I cannot understand why no one else seems to recognize the greatest opportunity for corruption is the lack of a second opinion and a wider review of these substantial foreign investment deals. The press is silent on this. They are not asking questions about seeing these deals and the opposition seem as if they couldn’t care less or are clueless. SN’s article did little to open up questions and I did not see an editorial.

Since November 2011, the government appeared to have been scared out of their wits three times. The first is the last election itself. The majority opposition stood the chance of jeopardizing the trust of this deal, which was hibernating since 1997-98 with gradual acquisitions and tax deals over the years. Government was able to weather the storm and began to breathe easy when the opposition went after the 2012 budget.

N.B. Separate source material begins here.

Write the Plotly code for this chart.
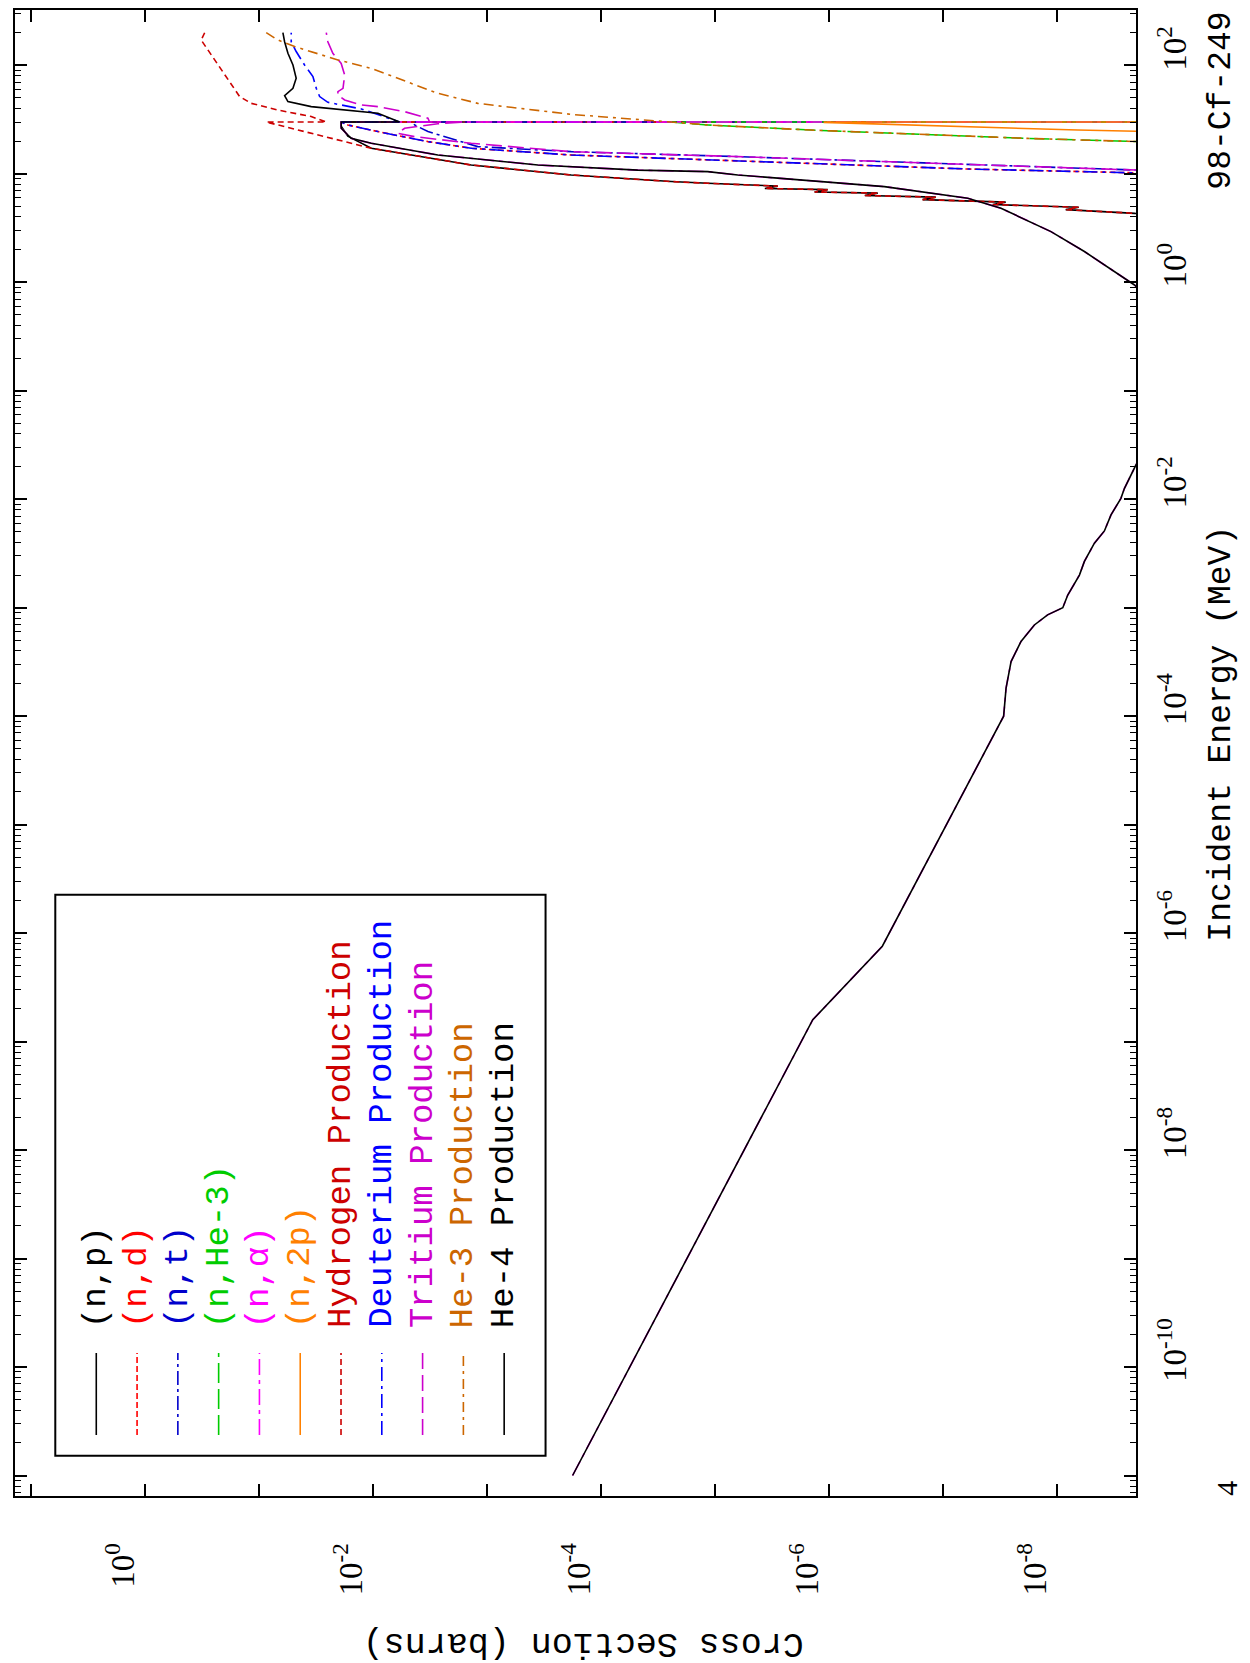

Then came the Linden unrest, which had the potential of derailing this deal – too much unrest in the country for a sustainable financial investment. It was attacked with a vengeance and it petered out. (There is more to tell about how government was able to accomplish this, without being held to strong commitments. Nothing tangible has come out of those deals to stop the protests). Finally, it was the Marriott lack of Guyanese workers fiasco. Here, the unions were relegated to impotence in relation to the Shanghai Construction Group, but Bai Shan Lin rushed to come out and announced a plan to employ 10,000 workers.  With the constant lack of meaningful political opposition, the Chinese investors and their partners, the Guyana Project Promotion Team that includes President Ramotar, Prime Minister Hinds, ex-President Jagdeo, Mr Robert Persaud and four others, whom I do not recognize because their names are all written in Chinese, must be feeling safe to launch.

It cannot be emphasized enough. This deal must be rejected and resisted vigorously in the absence of the true extent of the Guyana give-away and proof of just how much Guyana as a country stands to gain or lose.